The task => Transcribe all of the material exactly, except for its pictures.

Dataset excerpt =>
* begin *

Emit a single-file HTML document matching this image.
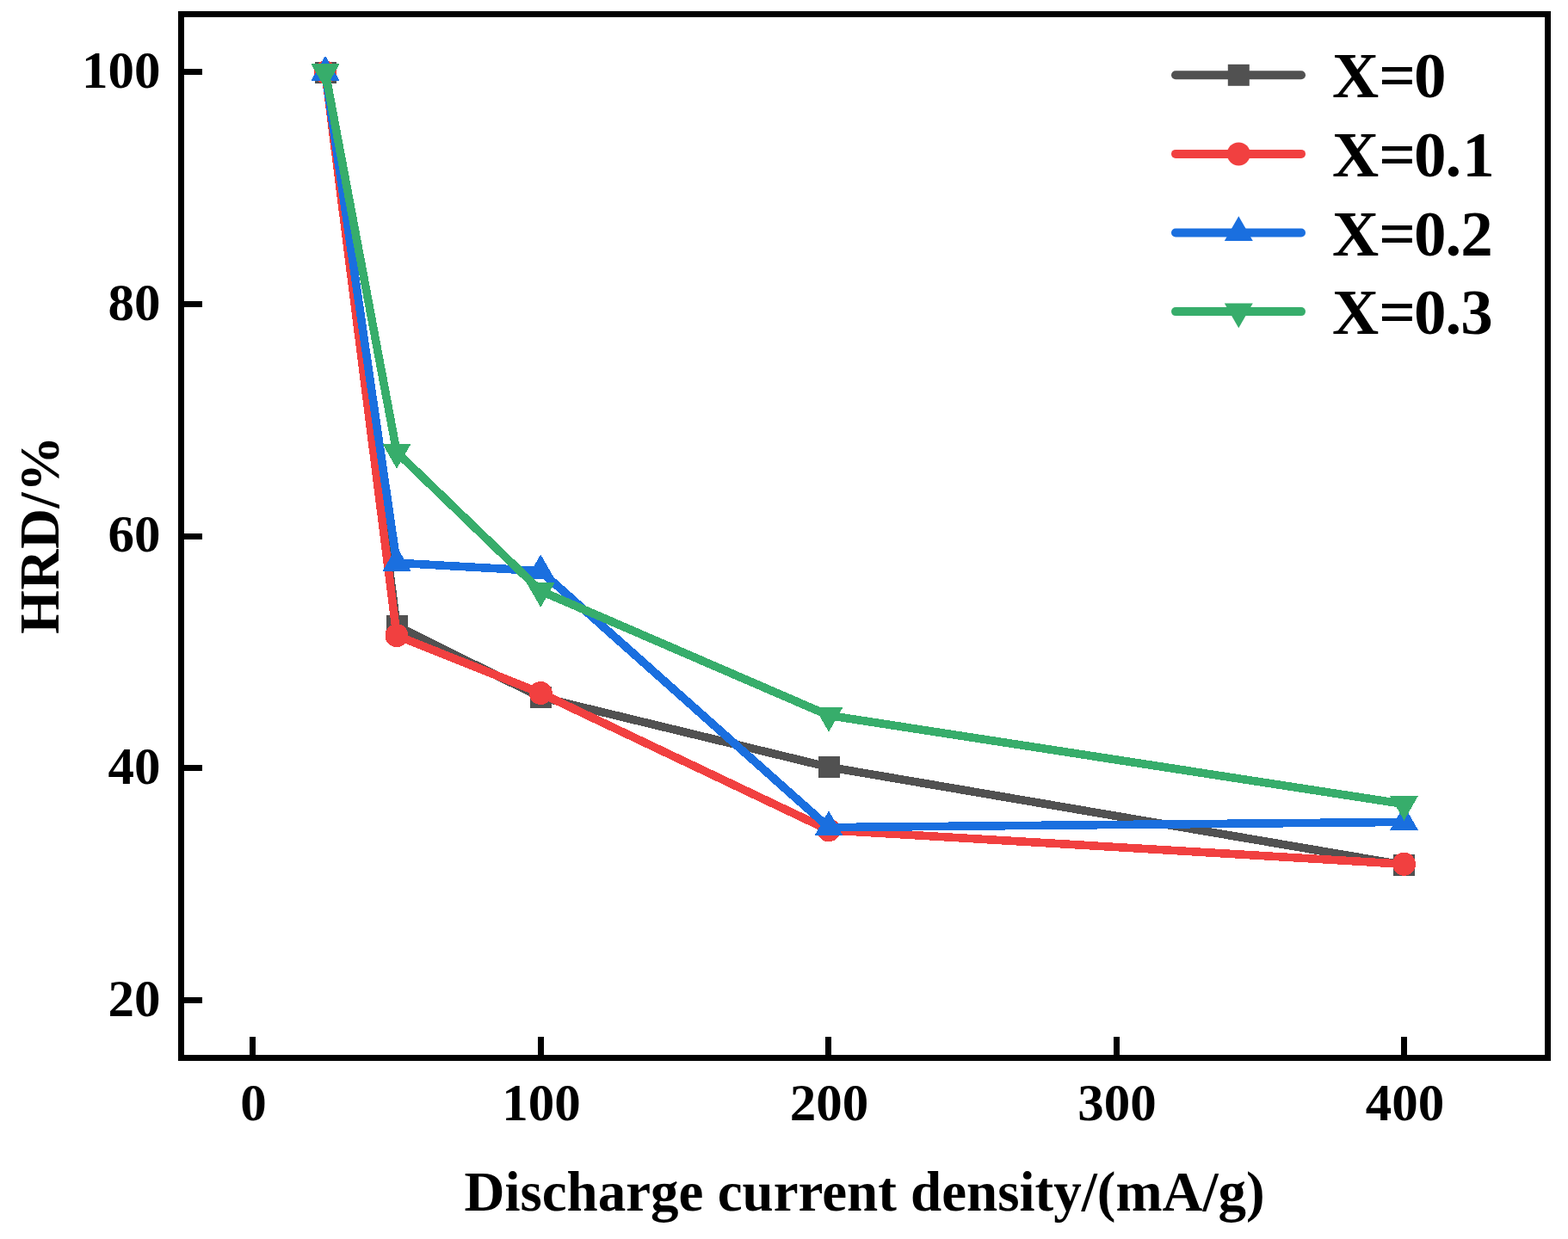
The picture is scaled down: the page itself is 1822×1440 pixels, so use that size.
<!DOCTYPE html>
<html><head><meta charset="utf-8"><title>HRD chart</title>
<style>
html,body{margin:0;padding:0;background:#fff;}
body{width:1822px;height:1440px;overflow:hidden;}
svg{display:block;}
.g{shape-rendering:crispEdges;}
text{font-family:"Liberation Serif","Times New Roman",serif;font-weight:bold;fill:#000;}
</style></head><body>
<svg width="1822" height="1440" viewBox="0 0 1822 1440">
<rect x="0" y="0" width="1822" height="1440" fill="#fff"/>
<g class="g">
<polyline points="378.00,84.50 461.00,727.60 628.20,810.30 963.00,891.50 1631.50,1005.40" fill="none" stroke="#515151" stroke-width="9.6" stroke-linejoin="miter" stroke-miterlimit="4"/>
<rect x="365.50" y="72.00" width="25" height="25" fill="#515151"/>
<rect x="448.50" y="715.10" width="25" height="25" fill="#515151"/>
<rect x="615.70" y="797.80" width="25" height="25" fill="#515151"/>
<rect x="950.50" y="879.00" width="25" height="25" fill="#515151"/>
<rect x="1619.00" y="992.90" width="25" height="25" fill="#515151"/>
<polyline points="378.00,84.00 461.00,738.70 628.20,805.50 963.00,964.80 1631.50,1004.30" fill="none" stroke="#F14040" stroke-width="9.6" stroke-linejoin="miter" stroke-miterlimit="4"/>
<circle cx="378.00" cy="84.00" r="13.5" fill="#F14040"/>
<circle cx="461.00" cy="738.70" r="13.5" fill="#F14040"/>
<circle cx="628.20" cy="805.50" r="13.5" fill="#F14040"/>
<circle cx="963.00" cy="964.80" r="13.5" fill="#F14040"/>
<circle cx="1631.50" cy="1004.30" r="13.5" fill="#F14040"/>
<polyline points="378.00,84.00 461.00,654.20 628.20,663.60 963.00,961.60 1631.50,955.40" fill="none" stroke="#1A6FDF" stroke-width="9.6" stroke-linejoin="miter" stroke-miterlimit="4"/>
<polygon points="378.00,64.80 394.50,93.60 361.50,93.60" fill="#1A6FDF"/>
<polygon points="461.00,635.00 477.50,663.80 444.50,663.80" fill="#1A6FDF"/>
<polygon points="628.20,644.40 644.70,673.20 611.70,673.20" fill="#1A6FDF"/>
<polygon points="963.00,942.40 979.50,971.20 946.50,971.20" fill="#1A6FDF"/>
<polygon points="1631.50,936.20 1648.00,965.00 1615.00,965.00" fill="#1A6FDF"/>
<polyline points="378.00,84.00 461.00,525.60 628.20,686.70 963.00,831.50 1631.50,934.50" fill="none" stroke="#37AD6B" stroke-width="9.6" stroke-linejoin="miter" stroke-miterlimit="4"/>
<polygon points="378.00,103.20 394.50,74.40 361.50,74.40" fill="#37AD6B"/>
<polygon points="461.00,544.80 477.50,516.00 444.50,516.00" fill="#37AD6B"/>
<polygon points="628.20,705.90 644.70,677.10 611.70,677.10" fill="#37AD6B"/>
<polygon points="963.00,850.70 979.50,821.90 946.50,821.90" fill="#37AD6B"/>
<polygon points="1631.50,953.70 1648.00,924.90 1615.00,924.90" fill="#37AD6B"/>
<rect x="210.5" y="16.5" width="1588" height="1213" fill="none" stroke="#000" stroke-width="7"/>
<rect x="213" y="1159.00" width="22" height="7" fill="#000"/>
<rect x="213" y="889.25" width="22" height="7" fill="#000"/>
<rect x="213" y="619.50" width="22" height="7" fill="#000"/>
<rect x="213" y="349.75" width="22" height="7" fill="#000"/>
<rect x="213" y="80.00" width="22" height="7" fill="#000"/>
<rect x="290.00" y="1205" width="7" height="21" fill="#000"/>
<rect x="624.50" y="1205" width="7" height="21" fill="#000"/>
<rect x="959.00" y="1205" width="7" height="21" fill="#000"/>
<rect x="1293.50" y="1205" width="7" height="21" fill="#000"/>
<rect x="1628.00" y="1205" width="7" height="21" fill="#000"/>
</g>
<text x="186.5" y="1180.90" font-size="61" text-anchor="end">20</text>
<text x="186.5" y="911.15" font-size="61" text-anchor="end">40</text>
<text x="186.5" y="641.40" font-size="61" text-anchor="end">60</text>
<text x="186.5" y="371.65" font-size="61" text-anchor="end">80</text>
<text x="186.5" y="101.90" font-size="61" text-anchor="end">100</text>
<text x="294.50" y="1302.4" font-size="61" text-anchor="middle">0</text>
<text x="629.00" y="1302.4" font-size="61" text-anchor="middle">100</text>
<text x="963.50" y="1302.4" font-size="61" text-anchor="middle">200</text>
<text x="1298.00" y="1302.4" font-size="61" text-anchor="middle">300</text>
<text x="1632.50" y="1302.4" font-size="61" text-anchor="middle">400</text>
<text x="1004.6" y="1407" font-size="65" text-anchor="middle">Discharge current density/(mA/g)</text>
<text transform="translate(68,621.5) rotate(-90)" x="0" y="0" font-size="65" letter-spacing="0.6" text-anchor="middle">HRD/%</text>
<line x1="1366" y1="87.30" x2="1512" y2="87.30" stroke="#515151" stroke-width="10" stroke-linecap="round"/>
<rect x="1426.80" y="74.80" width="25" height="25" fill="#515151"/>
<text x="1548" y="113.30" dx="0 0 -2" font-size="75">X=0</text>
<line x1="1366" y1="178.90" x2="1512" y2="178.90" stroke="#F14040" stroke-width="10" stroke-linecap="round"/>
<circle cx="1439.30" cy="178.90" r="13.5" fill="#F14040"/>
<text x="1548" y="204.90" dx="0 0 -2 -1 1" font-size="75">X=0.1</text>
<line x1="1366" y1="270.50" x2="1512" y2="270.50" stroke="#1A6FDF" stroke-width="10" stroke-linecap="round"/>
<polygon points="1439.30,251.30 1455.80,280.10 1422.80,280.10" fill="#1A6FDF"/>
<text x="1548" y="296.50" dx="0 0 -2 -1 -1" font-size="75">X=0.2</text>
<line x1="1366" y1="362.10" x2="1512" y2="362.10" stroke="#37AD6B" stroke-width="10" stroke-linecap="round"/>
<polygon points="1439.30,381.30 1455.80,352.50 1422.80,352.50" fill="#37AD6B"/>
<text x="1548" y="388.10" dx="0 0 -2 -1 -1" font-size="75">X=0.3</text>
</svg></body></html>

* end *

Correct output =>
Emit a single-file HTML document matching this image.
The picture is scaled down: the page itself is 1822×1440 pixels, so use that size.
<!DOCTYPE html>
<html><head><meta charset="utf-8"><title>HRD chart</title>
<style>
html,body{margin:0;padding:0;background:#fff;}
body{width:1822px;height:1440px;overflow:hidden;}
svg{display:block;}
.g{shape-rendering:crispEdges;}
text{font-family:"Liberation Serif","Times New Roman",serif;font-weight:bold;fill:#000;}
</style></head><body>
<svg width="1822" height="1440" viewBox="0 0 1822 1440">
<rect x="0" y="0" width="1822" height="1440" fill="#fff"/>
<g class="g">
<polyline points="378.00,84.50 461.00,727.60 628.20,810.30 963.00,891.50 1631.50,1005.40" fill="none" stroke="#515151" stroke-width="9.6" stroke-linejoin="miter" stroke-miterlimit="4"/>
<rect x="365.50" y="72.00" width="25" height="25" fill="#515151"/>
<rect x="448.50" y="715.10" width="25" height="25" fill="#515151"/>
<rect x="615.70" y="797.80" width="25" height="25" fill="#515151"/>
<rect x="950.50" y="879.00" width="25" height="25" fill="#515151"/>
<rect x="1619.00" y="992.90" width="25" height="25" fill="#515151"/>
<polyline points="378.00,84.00 461.00,738.70 628.20,805.50 963.00,964.80 1631.50,1004.30" fill="none" stroke="#F14040" stroke-width="9.6" stroke-linejoin="miter" stroke-miterlimit="4"/>
<circle cx="378.00" cy="84.00" r="13.5" fill="#F14040"/>
<circle cx="461.00" cy="738.70" r="13.5" fill="#F14040"/>
<circle cx="628.20" cy="805.50" r="13.5" fill="#F14040"/>
<circle cx="963.00" cy="964.80" r="13.5" fill="#F14040"/>
<circle cx="1631.50" cy="1004.30" r="13.5" fill="#F14040"/>
<polyline points="378.00,84.00 461.00,654.20 628.20,663.60 963.00,961.60 1631.50,955.40" fill="none" stroke="#1A6FDF" stroke-width="9.6" stroke-linejoin="miter" stroke-miterlimit="4"/>
<polygon points="378.00,64.80 394.50,93.60 361.50,93.60" fill="#1A6FDF"/>
<polygon points="461.00,635.00 477.50,663.80 444.50,663.80" fill="#1A6FDF"/>
<polygon points="628.20,644.40 644.70,673.20 611.70,673.20" fill="#1A6FDF"/>
<polygon points="963.00,942.40 979.50,971.20 946.50,971.20" fill="#1A6FDF"/>
<polygon points="1631.50,936.20 1648.00,965.00 1615.00,965.00" fill="#1A6FDF"/>
<polyline points="378.00,84.00 461.00,525.60 628.20,686.70 963.00,831.50 1631.50,934.50" fill="none" stroke="#37AD6B" stroke-width="9.6" stroke-linejoin="miter" stroke-miterlimit="4"/>
<polygon points="378.00,103.20 394.50,74.40 361.50,74.40" fill="#37AD6B"/>
<polygon points="461.00,544.80 477.50,516.00 444.50,516.00" fill="#37AD6B"/>
<polygon points="628.20,705.90 644.70,677.10 611.70,677.10" fill="#37AD6B"/>
<polygon points="963.00,850.70 979.50,821.90 946.50,821.90" fill="#37AD6B"/>
<polygon points="1631.50,953.70 1648.00,924.90 1615.00,924.90" fill="#37AD6B"/>
<rect x="210.5" y="16.5" width="1588" height="1213" fill="none" stroke="#000" stroke-width="7"/>
<rect x="213" y="1159.00" width="22" height="7" fill="#000"/>
<rect x="213" y="889.25" width="22" height="7" fill="#000"/>
<rect x="213" y="619.50" width="22" height="7" fill="#000"/>
<rect x="213" y="349.75" width="22" height="7" fill="#000"/>
<rect x="213" y="80.00" width="22" height="7" fill="#000"/>
<rect x="290.00" y="1205" width="7" height="21" fill="#000"/>
<rect x="624.50" y="1205" width="7" height="21" fill="#000"/>
<rect x="959.00" y="1205" width="7" height="21" fill="#000"/>
<rect x="1293.50" y="1205" width="7" height="21" fill="#000"/>
<rect x="1628.00" y="1205" width="7" height="21" fill="#000"/>
</g>
<text x="186.5" y="1180.90" font-size="61" text-anchor="end">20</text>
<text x="186.5" y="911.15" font-size="61" text-anchor="end">40</text>
<text x="186.5" y="641.40" font-size="61" text-anchor="end">60</text>
<text x="186.5" y="371.65" font-size="61" text-anchor="end">80</text>
<text x="186.5" y="101.90" font-size="61" text-anchor="end">100</text>
<text x="294.50" y="1302.4" font-size="61" text-anchor="middle">0</text>
<text x="629.00" y="1302.4" font-size="61" text-anchor="middle">100</text>
<text x="963.50" y="1302.4" font-size="61" text-anchor="middle">200</text>
<text x="1298.00" y="1302.4" font-size="61" text-anchor="middle">300</text>
<text x="1632.50" y="1302.4" font-size="61" text-anchor="middle">400</text>
<text x="1004.6" y="1407" font-size="65" text-anchor="middle">Discharge current density/(mA/g)</text>
<text transform="translate(68,621.5) rotate(-90)" x="0" y="0" font-size="65" letter-spacing="0.6" text-anchor="middle">HRD/%</text>
<line x1="1366" y1="87.30" x2="1512" y2="87.30" stroke="#515151" stroke-width="10" stroke-linecap="round"/>
<rect x="1426.80" y="74.80" width="25" height="25" fill="#515151"/>
<text x="1548" y="113.30" dx="0 0 -2" font-size="75">X=0</text>
<line x1="1366" y1="178.90" x2="1512" y2="178.90" stroke="#F14040" stroke-width="10" stroke-linecap="round"/>
<circle cx="1439.30" cy="178.90" r="13.5" fill="#F14040"/>
<text x="1548" y="204.90" dx="0 0 -2 -1 1" font-size="75">X=0.1</text>
<line x1="1366" y1="270.50" x2="1512" y2="270.50" stroke="#1A6FDF" stroke-width="10" stroke-linecap="round"/>
<polygon points="1439.30,251.30 1455.80,280.10 1422.80,280.10" fill="#1A6FDF"/>
<text x="1548" y="296.50" dx="0 0 -2 -1 -1" font-size="75">X=0.2</text>
<line x1="1366" y1="362.10" x2="1512" y2="362.10" stroke="#37AD6B" stroke-width="10" stroke-linecap="round"/>
<polygon points="1439.30,381.30 1455.80,352.50 1422.80,352.50" fill="#37AD6B"/>
<text x="1548" y="388.10" dx="0 0 -2 -1 -1" font-size="75">X=0.3</text>
</svg></body></html>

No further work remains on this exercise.